Re-opening today, but keeping to the bushfire theme

13 Feb

There are so many places where amazing stories are being told about the past week in Victoria. I will keep that extra feed on the side a little longer; there you see what people on have been writing about it. On my own Google Reader feed I have been selecting only those items relevant to the bushfires, but tomorrow this afternoon I will begin catching up* on some of the notable entries which have thereby been put on hold. "Normal" entries will also resume here.

Tonight on ABC there is a special program in the Stateline 7.30 time slot. Meanwhile see the ABC coverage.

There was a telethon last night on Channel Nine. (The YouTube extract I had has been taken down by YouTube.)


Naturally there has been much discussion about causes, and some have been throwing blame around rather prematurely. I could link to such things but won’t. Some of the discussion has raised fair points, while the prize for insanity must go to the goose on YouTube who blames Arab terrorists. That, I think, even eclipses Pastor Nalliah’s biblical errors. People like Miranda Devine have been predictable; in fact quite a few have been ridden by their hobbyhorses – and that even applies to some whose hobbyhorses I may happen to share.

Whatever, anyone looking for a single explanation will be sadly disappointed. Quite obviously a whole set of circumstances have combined to make these fires particularly horrendous.  Some of those circumstances will prove reasonably easy to correct for the future, some won’t.
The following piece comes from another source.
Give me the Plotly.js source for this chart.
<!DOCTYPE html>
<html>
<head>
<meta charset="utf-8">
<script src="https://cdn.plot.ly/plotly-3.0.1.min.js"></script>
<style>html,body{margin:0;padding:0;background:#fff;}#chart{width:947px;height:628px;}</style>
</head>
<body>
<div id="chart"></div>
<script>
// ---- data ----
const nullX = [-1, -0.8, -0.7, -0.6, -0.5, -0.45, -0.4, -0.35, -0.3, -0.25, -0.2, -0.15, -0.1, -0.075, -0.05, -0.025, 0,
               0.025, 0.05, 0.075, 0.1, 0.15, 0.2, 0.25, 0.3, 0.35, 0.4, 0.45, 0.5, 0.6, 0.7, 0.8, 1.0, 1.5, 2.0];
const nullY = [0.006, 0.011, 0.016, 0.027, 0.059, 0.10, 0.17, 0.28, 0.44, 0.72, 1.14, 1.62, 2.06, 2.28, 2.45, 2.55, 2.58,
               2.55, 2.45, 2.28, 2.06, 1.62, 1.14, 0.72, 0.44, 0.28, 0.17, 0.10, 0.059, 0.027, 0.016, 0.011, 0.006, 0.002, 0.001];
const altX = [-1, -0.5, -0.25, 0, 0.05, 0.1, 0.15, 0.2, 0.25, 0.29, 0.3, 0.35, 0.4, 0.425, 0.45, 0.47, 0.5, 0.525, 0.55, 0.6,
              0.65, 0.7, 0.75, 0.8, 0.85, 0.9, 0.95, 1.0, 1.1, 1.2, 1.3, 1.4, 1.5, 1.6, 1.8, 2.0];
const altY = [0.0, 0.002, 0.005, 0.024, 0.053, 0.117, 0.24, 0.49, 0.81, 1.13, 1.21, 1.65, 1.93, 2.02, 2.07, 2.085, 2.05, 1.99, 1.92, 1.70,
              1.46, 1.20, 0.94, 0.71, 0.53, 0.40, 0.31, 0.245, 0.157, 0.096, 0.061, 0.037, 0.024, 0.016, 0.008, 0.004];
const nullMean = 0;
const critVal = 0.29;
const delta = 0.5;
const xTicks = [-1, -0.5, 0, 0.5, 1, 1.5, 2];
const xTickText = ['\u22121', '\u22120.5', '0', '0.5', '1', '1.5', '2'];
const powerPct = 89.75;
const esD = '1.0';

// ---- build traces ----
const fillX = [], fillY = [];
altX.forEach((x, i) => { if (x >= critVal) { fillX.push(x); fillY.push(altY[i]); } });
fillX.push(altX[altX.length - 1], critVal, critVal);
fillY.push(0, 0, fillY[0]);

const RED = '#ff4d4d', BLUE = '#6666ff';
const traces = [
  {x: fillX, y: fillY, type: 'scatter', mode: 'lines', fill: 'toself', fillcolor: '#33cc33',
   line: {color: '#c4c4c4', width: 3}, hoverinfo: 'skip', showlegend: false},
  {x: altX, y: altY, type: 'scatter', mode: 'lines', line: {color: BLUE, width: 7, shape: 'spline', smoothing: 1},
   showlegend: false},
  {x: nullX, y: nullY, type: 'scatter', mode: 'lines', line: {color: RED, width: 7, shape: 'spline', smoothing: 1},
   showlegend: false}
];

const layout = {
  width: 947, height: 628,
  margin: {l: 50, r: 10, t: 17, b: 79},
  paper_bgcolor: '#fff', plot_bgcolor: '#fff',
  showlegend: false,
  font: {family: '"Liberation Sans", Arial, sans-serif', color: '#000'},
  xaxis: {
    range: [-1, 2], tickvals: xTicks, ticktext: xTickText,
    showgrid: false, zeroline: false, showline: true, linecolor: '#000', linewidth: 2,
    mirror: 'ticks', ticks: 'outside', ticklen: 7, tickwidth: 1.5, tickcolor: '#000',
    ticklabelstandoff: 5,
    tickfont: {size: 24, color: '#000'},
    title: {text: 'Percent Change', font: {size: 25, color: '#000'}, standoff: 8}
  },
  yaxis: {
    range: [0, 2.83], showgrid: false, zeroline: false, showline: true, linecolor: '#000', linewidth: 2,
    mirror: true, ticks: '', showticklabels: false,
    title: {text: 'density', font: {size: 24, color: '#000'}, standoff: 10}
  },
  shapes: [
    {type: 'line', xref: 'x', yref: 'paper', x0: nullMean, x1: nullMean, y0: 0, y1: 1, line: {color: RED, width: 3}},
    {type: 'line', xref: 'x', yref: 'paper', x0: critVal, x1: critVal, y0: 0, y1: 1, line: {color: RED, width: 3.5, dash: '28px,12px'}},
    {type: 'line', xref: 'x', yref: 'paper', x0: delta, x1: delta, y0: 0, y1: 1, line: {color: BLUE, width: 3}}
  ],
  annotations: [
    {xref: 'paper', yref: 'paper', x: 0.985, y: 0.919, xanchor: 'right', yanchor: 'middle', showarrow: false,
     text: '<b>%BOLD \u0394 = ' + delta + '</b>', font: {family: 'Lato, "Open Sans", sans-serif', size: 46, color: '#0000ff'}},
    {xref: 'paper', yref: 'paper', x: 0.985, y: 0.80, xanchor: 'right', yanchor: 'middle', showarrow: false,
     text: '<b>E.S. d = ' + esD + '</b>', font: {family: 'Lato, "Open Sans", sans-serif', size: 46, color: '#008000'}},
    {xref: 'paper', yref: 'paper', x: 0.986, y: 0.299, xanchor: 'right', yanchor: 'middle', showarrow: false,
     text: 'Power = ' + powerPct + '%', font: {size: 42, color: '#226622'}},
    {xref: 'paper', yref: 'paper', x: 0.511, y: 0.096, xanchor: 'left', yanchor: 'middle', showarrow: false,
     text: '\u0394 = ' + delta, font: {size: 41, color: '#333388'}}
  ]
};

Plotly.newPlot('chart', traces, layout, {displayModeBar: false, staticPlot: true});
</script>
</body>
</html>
We should all keep an open mind until the current phase of discussion has worked itself through.

* Pretty much done, though you missed some… From here on I will add what takes my fancy from my stock of blogs.



3 responses to “Re-opening today, but keeping to the bushfire theme

  1. Neil

    February 13, 2009 at 7:56 pm

    Do read Debunking Miranda Devine’s Rubbish on the Bushfires.

    …The notion that fuel has built up because of “green ideology” is absurd. The fact is that the Department of Sustainability and Environment (DSE) and other bodies responsible for managing the fire threat on public lands have been systematically under funded for a decade.

    Fuel has built up in state forests. I know, my family owns a farm that backs onto a state forest in North East Victoria. That state forest burnt, so did our “back paddock”, a fire break was eventually cut half way through our farm.

    The DSE fails to achieve it’s own quota of prescribed burns, not because of the presence of all controlling Greens, but because of a lack of resources. In 2003 when fires started in the Bogong National Park, the initial response of the DSE was to let the fires burn. It turned out to be a horrible mistake, but the DSE was so stretched in it’s ability to burn off that any attempt to reduce fuel seemed too good to pass up.

    The DSE is under funded. But the notion that it is the Green movement that underfunded the DSE is absurd…

  2. kanani

    February 14, 2009 at 3:34 am

    Over the next few months, no doubt the finger pointing shall begin. It happened here.
    This week, there was a wildfire meeting in the town next door. The fire authority has been evaluating a “stay or go” policy much like the one in Australia. But as of the other night, they decided not to implement it. Instead, we’ll have “CERT’s” or community emergency response teams in the neighborhoods that will be responsible for teaching neighbors about fire prevention, evacuation procedures and also (I suspect) a bit of fire fighting. But FYI…in our last round of fires several people did stay despite the “mandatory” evacs. The police didn’t arrest them, because frankly, they didn’t have the time.

    I’ll take a guess that in Victoria, the winds were so quick they spread at an astonishing speed. Even those who wanted to get out probably couldn’t.

  3. Neil

    February 14, 2009 at 4:46 pm

    I guess everyone is trying to explain…

    Bruce in South Australia has a good post on this, where he says “Bushfires and recrimination seems to be a stronger tradition than the association of love and marriage. The two never seem apart.”